By Alexander Jones – firstname.lastname@example.org
US President Barack Obama signed into law a watershed item of legislation in late November, one that extends the US space program into the area of mining space for mineral resources. The US Commercial Space Launch Competitiveness Act, also known as the SPACE Act, allows US citizens to claim property rights over natural resources they recover from outer space.
The act states: “A United States citizen engaged in commercial recovery of an asteroid resource or a space resource under this chapter shall be entitled to any asteroid resource or space resource obtained, including to possess, own, transport, use and sell the asteroid resource or space resource obtained in accordance with applicable law, including the international obligations of the United States.”
The bill, therefore, effectively allows US companies and individuals to pursue a scramble for outer space resources, such as platinum from near-earth objects, which they can then keep or sell, with profits expected to be astronomical. The value of metal ores from an average asteroid, for example, is estimated to be in the hundreds of billions of dollars, if not trillions. As such, the law provides the first step for space companies to “start digging”.
At present, there are several companies exploring such possibilities—Redmond, Washington-based Planetary Resources, which was launched by Google’s Larry Page in 2012, is among the most prominent and is set to launch into orbit an asteroid-prospecting craft—the Arkyd optical telescope—by the end of the year. Planetary Resources’ co-chairman, Eric Anderson, considers the SPACE Act as the “…single greatest recognition of property rights in history”. California-based Deep Space Industries, meanwhile, is expecting to shortly use small robots to survey the geological properties of asteroids located close to earth.
Many believe that asteroids and other objects inhabiting outer space possess an abundance of valuable commodities, such as platinum-group metals, as well as substances that have the potential to be used as energy sources. Water could also be mined from asteroids and planets. Indeed, a recent study by the International Academy of Astronautics (IAA), “Space Mineral Resources: A Global Assessment of the Challenges and Opportunities”, found that space mineral resources can benefit humanity and help developing countries to level the playing field, while also opening new opportunities for growth and exploration.
Politically there has largely been support for the SPACE Act. The bill was quickly pushed through Congress with backing from both Republican and Democrat congressional leaders. A few have been against the legislation, such as Democrat Donna Edwards, who has voiced concern that not enough regulation is in place to ensure that space companies don’t violate the US’s international obligations.
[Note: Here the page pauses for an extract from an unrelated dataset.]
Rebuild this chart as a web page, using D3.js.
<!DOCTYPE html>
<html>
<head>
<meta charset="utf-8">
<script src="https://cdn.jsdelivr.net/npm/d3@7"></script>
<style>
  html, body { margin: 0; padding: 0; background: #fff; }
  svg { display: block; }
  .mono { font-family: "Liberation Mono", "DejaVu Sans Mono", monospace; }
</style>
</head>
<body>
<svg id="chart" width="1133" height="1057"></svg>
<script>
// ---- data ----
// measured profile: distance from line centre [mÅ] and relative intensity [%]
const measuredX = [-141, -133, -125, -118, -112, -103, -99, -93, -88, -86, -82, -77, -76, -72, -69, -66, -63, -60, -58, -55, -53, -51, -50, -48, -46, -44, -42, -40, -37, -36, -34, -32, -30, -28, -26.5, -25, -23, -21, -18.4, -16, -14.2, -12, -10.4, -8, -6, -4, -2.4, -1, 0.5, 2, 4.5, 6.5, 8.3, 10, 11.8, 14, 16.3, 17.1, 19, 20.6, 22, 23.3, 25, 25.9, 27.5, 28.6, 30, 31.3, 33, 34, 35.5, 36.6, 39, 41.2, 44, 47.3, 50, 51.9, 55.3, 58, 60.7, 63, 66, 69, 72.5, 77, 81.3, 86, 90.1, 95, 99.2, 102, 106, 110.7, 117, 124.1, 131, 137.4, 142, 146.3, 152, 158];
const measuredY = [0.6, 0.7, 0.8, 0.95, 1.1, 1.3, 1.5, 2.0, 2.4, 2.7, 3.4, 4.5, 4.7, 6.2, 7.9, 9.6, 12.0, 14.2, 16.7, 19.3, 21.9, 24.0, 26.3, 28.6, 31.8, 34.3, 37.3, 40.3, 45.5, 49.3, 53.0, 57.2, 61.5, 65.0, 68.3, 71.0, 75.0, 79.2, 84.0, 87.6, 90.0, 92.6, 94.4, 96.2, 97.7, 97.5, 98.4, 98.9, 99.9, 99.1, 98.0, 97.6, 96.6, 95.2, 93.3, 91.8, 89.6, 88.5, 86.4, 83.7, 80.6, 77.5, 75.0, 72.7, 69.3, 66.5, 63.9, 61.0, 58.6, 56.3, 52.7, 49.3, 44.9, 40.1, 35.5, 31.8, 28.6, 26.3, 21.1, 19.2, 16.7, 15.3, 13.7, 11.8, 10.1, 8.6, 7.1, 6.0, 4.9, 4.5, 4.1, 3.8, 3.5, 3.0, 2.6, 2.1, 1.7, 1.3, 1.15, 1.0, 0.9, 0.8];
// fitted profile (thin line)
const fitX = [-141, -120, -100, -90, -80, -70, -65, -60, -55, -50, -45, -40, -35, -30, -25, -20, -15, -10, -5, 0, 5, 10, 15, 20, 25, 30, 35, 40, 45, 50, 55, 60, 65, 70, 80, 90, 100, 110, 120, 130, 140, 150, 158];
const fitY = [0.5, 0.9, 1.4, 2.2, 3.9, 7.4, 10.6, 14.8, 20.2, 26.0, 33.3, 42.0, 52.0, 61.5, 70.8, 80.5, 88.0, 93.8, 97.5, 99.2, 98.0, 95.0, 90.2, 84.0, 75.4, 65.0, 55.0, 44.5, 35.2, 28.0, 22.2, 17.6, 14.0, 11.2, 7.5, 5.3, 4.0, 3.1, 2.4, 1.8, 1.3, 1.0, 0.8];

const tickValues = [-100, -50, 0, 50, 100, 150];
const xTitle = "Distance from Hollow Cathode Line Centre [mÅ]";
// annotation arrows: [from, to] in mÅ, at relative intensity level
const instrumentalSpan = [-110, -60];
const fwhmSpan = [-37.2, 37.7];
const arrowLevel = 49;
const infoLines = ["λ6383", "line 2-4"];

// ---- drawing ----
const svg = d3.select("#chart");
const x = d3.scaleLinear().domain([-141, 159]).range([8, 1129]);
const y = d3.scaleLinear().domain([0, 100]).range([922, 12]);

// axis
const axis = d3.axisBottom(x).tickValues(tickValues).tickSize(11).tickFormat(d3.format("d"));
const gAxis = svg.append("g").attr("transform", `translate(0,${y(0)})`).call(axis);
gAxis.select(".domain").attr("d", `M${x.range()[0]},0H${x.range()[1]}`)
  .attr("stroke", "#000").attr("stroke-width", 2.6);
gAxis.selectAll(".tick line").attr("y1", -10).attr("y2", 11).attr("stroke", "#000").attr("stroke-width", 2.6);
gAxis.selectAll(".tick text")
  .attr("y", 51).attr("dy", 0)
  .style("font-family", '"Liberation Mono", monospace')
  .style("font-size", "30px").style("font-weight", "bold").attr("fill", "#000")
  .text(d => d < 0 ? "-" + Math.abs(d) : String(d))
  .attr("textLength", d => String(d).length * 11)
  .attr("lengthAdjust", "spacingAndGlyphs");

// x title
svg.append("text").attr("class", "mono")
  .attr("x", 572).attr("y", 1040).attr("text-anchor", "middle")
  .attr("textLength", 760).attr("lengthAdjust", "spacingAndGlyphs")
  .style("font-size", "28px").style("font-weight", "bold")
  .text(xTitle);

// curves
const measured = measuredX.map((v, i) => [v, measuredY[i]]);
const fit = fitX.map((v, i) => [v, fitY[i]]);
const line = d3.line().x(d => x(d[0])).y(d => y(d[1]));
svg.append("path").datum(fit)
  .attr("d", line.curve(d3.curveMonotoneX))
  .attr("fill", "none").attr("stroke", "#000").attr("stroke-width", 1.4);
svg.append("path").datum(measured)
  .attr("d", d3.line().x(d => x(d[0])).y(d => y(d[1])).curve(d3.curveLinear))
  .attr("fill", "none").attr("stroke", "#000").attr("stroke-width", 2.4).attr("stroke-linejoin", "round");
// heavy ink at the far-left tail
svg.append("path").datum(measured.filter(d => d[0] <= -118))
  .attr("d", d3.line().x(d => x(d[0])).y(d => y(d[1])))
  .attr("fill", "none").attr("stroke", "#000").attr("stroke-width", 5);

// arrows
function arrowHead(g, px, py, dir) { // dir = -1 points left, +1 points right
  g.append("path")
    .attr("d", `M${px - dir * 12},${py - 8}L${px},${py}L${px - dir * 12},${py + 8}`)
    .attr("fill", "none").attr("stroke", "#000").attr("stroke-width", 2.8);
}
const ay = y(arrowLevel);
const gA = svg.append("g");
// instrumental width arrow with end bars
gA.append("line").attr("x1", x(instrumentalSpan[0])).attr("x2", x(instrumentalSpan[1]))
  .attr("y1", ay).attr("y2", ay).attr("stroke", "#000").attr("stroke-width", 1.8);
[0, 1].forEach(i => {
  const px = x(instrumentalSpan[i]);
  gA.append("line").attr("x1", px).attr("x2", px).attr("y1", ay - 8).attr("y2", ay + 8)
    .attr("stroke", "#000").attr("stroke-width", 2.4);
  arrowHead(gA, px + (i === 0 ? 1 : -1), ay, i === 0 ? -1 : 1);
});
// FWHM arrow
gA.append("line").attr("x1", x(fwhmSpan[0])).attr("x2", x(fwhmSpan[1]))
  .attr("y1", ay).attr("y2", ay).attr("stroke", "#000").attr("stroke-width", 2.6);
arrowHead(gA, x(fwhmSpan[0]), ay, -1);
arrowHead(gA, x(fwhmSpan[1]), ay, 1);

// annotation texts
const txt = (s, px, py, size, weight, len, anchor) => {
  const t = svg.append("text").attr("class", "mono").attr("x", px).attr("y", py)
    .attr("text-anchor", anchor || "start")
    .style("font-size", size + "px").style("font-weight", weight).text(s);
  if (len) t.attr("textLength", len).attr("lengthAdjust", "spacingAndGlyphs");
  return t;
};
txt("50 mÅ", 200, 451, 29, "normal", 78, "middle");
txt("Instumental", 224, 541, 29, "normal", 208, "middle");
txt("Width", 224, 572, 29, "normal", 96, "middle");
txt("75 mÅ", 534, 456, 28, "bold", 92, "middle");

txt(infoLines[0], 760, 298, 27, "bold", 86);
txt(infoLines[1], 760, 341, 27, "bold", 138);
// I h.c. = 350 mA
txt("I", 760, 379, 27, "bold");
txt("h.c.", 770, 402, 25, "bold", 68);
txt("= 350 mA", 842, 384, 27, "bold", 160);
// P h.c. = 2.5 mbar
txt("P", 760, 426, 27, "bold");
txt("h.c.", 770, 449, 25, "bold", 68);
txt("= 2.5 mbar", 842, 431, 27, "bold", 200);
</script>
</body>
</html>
Indeed, it has been from a legal perspective that the SPACE Act has received the most consternation. A debate has emerged over whether the new bill violates sections of previous space laws already in place. The Outer Space Treaty, which came into effect in 1967, prevents celestial bodies (such as the Moon) and outer space as a whole from “national appropriation by claim of sovereignty, by means of use or occupation, or by any other means”, and declares that “states shall avoid harmful contamination of space and celestial bodies”. By now allowing international organisations to mine outer space, therefore, many believe the SPACE Act is in breach of the original treaty, which includes signatories the US, Russia and China.
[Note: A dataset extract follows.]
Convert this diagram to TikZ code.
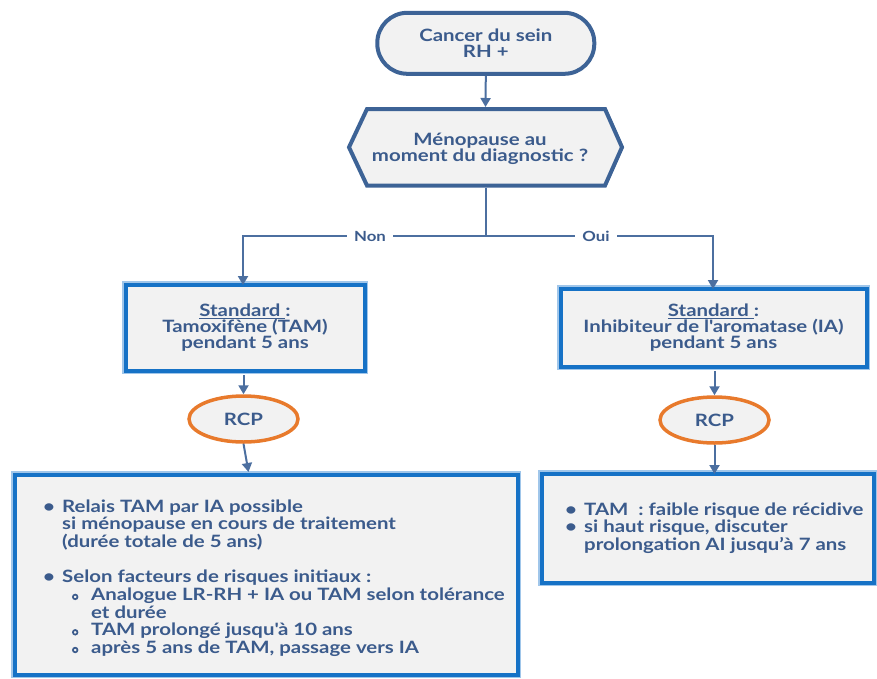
\documentclass[tikz,border=0pt]{standalone}
\usepackage{fontspec}
\usepackage{pict2e}
\setmainfont{Lato}[FakeStretch=1.2]
\usetikzlibrary{arrows.meta,shapes.geometric}

\definecolor{txt}{RGB}{59,91,140}
\definecolor{flowline}{RGB}{76,111,160}
\definecolor{frame}{RGB}{61,99,150}
\definecolor{boxblue}{RGB}{22,114,198}
\definecolor{halo}{RGB}{160,198,234}
\definecolor{panel}{RGB}{242,242,242}
\definecolor{rcpline}{RGB}{232,122,44}

\setlength{\unitlength}{1pt}
\newcommand\bul{\makebox[19pt][l]{•}}
% hollow second-level bullet
\newcommand\subbul{\makebox[19pt][l]{\begin{picture}(6,6)\linethickness{1.7pt}\put(3,3.6){\circle{4.6}}\end{picture}}}

\tikzset{
  every node/.style={text=txt, font=\fontsize{17}{16}\selectfont\bfseries},
  terminal/.style={draw=frame, line width=4pt, fill=panel, rounded corners=30pt,
    minimum width=217pt, minimum height=61pt, inner sep=0pt, align=center},
  stdbox/.style={draw=boxblue, line width=4pt, fill=panel, inner sep=0pt, align=center,
    preaction={draw=halo, line width=6.5pt}},
  rcpnode/.style={ellipse, draw=rcpline, line width=3.5pt, fill=panel,
    minimum width=109pt, minimum height=46pt, inner sep=0pt},
  flow/.style={draw=flowline, line width=2pt},
  flowarrow/.style={flow, -{Triangle[width=10pt,length=9pt]}},
  choice/.style={fill=white, inner xsep=7pt, inner ysep=2pt, font=\fontsize{14}{14}\selectfont\bfseries},
  listtext/.style={inner sep=0pt, anchor=base west, font=\fontsize{17}{17.7}\selectfont\bfseries}
}

\begin{document}
\begin{tikzpicture}[x=1pt,y=-1pt]
\useasboundingbox (0,0) rectangle (877,678);

% start of the pathway
\node[terminal] (start) at (485.8,43.3) {Cancer du sein\\RH +};

% decision hexagon
\draw[draw=frame, line width=4pt, fill=panel]
  (367,109) -- (605,109) -- (622,147.25) -- (605,185.5) -- (367,185.5) -- (349,147.25) -- cycle;
\node[align=center] (question) at (480,148.5) {Ménopause au\\moment du diagnostic ?};
\coordinate (qN) at (485.5,107);
\coordinate (qS) at (485.5,187.5);

% standard treatments
\node[stdbox, minimum width=239pt, minimum height=86pt] (stdL) at (245,327.5)
  {\underline{Standard }:\\Tamoxifène (TAM)\\pendant 5 ans};
\node[stdbox, minimum width=306pt, minimum height=78pt] (stdR) at (713.5,327.5)
  {\underline{Standard }:\\Inhibiteur de l\textquotesingle aromatase (IA)\\pendant 5 ans};

% multidisciplinary meetings
\node[rcpnode] (rcpL) at (243.5,419) {RCP};
\node[rcpnode] (rcpR) at (714.5,420) {RCP};

% follow-up options
\node[stdbox, minimum width=503pt, minimum height=200pt] (listL) at (266,574.5) {};
\node[stdbox, minimum width=332pt, minimum height=109pt] (listR) at (707.5,528) {};

\node[listtext] (itemsL) at (43,512) {\parbox[t]{470pt}{\raggedright
  \bul Relais TAM par IA possible\\
  \hspace*{19pt}si ménopause en cours de traitement\\
  \hspace*{19pt}(durée totale de 5 ans)\\[17.7pt]
  \bul Selon facteurs de risques initiaux :\\
  \hspace*{29pt}\subbul Analogue LR-RH + IA ou TAM selon tolérance\\
  \hspace*{48pt}et durée\\
  \hspace*{29pt}\subbul TAM prolongé jusqu\textquotesingle à 10 ans\\
  \hspace*{29pt}\subbul après 5 ans de TAM, passage vers IA}};

\node[listtext] (itemsR) at (565,515) {\parbox[t]{310pt}{\raggedright
  \makebox[19pt][l]{•}TAM\ \ : faible risque de récidive\\
  \makebox[19pt][l]{•}si haut risque, discuter\\
  \hspace*{19pt}prolongation AI jusqu’à 7 ans}};

% connectors
\coordinate (split) at (485.5,236);
\coordinate (turnL) at (243,236);
\coordinate (turnR) at (713,236);
\coordinate (inL) at (248.5,472);

\draw[flowarrow] (start.south) -- (qN);
\draw[flow] (qS) -- (split);
\draw[flowarrow, shorten >=-2.5pt] (split) -- (turnL) -- (turnL |- stdL.north);
\draw[flowarrow, shorten >=-2.5pt] (split) -- (turnR) -- (turnR |- stdR.north);
\node[choice] (non) at (370,236) {Non};
\node[choice] (oui) at (596,236) {Oui};

\draw[flowarrow, shorten <=2.5pt] (rcpL.north |- stdL.south) -- (rcpL.north);
\draw[flowarrow] (rcpL.south) -- (inL);
\draw[flowarrow, shorten <=2.5pt] (rcpR.north |- stdR.south) -- (rcpR.north);
\draw[flowarrow, shorten >=-2.5pt] (rcpR.south) -- (rcpR.south |- listR.north);
\end{tikzpicture}
\end{document}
Those in favour of the SPACE Act’s enactment argue that the Outer Space Treaty applies only to sovereign states, and therefore the new bill circumvents this problem by making it applicable to private individuals and companies—something of a loophole. Some have also queried whether small asteroids actually qualify as “celestial bodies”, while the argument that extracting minerals from an asteroid is not equivalent to “appropriating” it has also been posited. Nevertheless, there are many who assert that the Outer Space Treaty itself extends to private individuals; Fabio Tronchetti, a professor at the Harbin Institute of Technology’s School of Law in China, is of the view that the new law constitutes an impermissible act of sovereignty, despite the fact that it explicitly states that “the United States does not thereby assert sovereignty or sovereign or exclusive rights or jurisdiction over, or the ownership of, any celestial body”. The Outer Space Treaty does allow for some resource extraction, but it must be done in the interests of all countries, which therefore prevents the sale of minerals for profit. The 1979 Moon Agreement, moreover, makes it clear that outer space belongs to all, and as such, must be used for the benefit of all, although the US is not a signatory to this particular agreement.
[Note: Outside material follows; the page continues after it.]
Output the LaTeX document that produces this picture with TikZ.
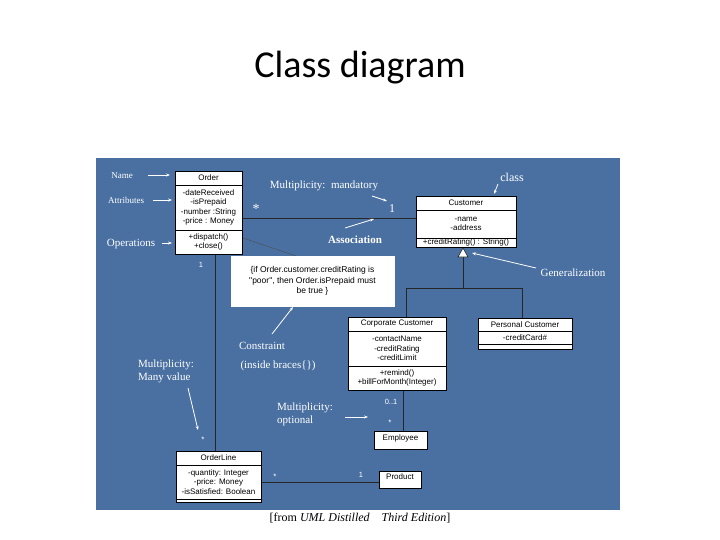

Furthermore, the idea that US companies alone can heavily profit from mineral exploration, as allowed by domestic law, is bound to trigger a similar response in other countries. China and Russia, for example, could enact their own laws that aggressively allow their own citizens certain commercial rights in space. The costs of economic space exploration at present remain inordinately high, however, which means that any meaningful global competition is still years away from being realised. Nevertheless, the new law is the first major step for commercial activity in space, and now that the US is officially leading the charge, a space race can be considered well and truly begun.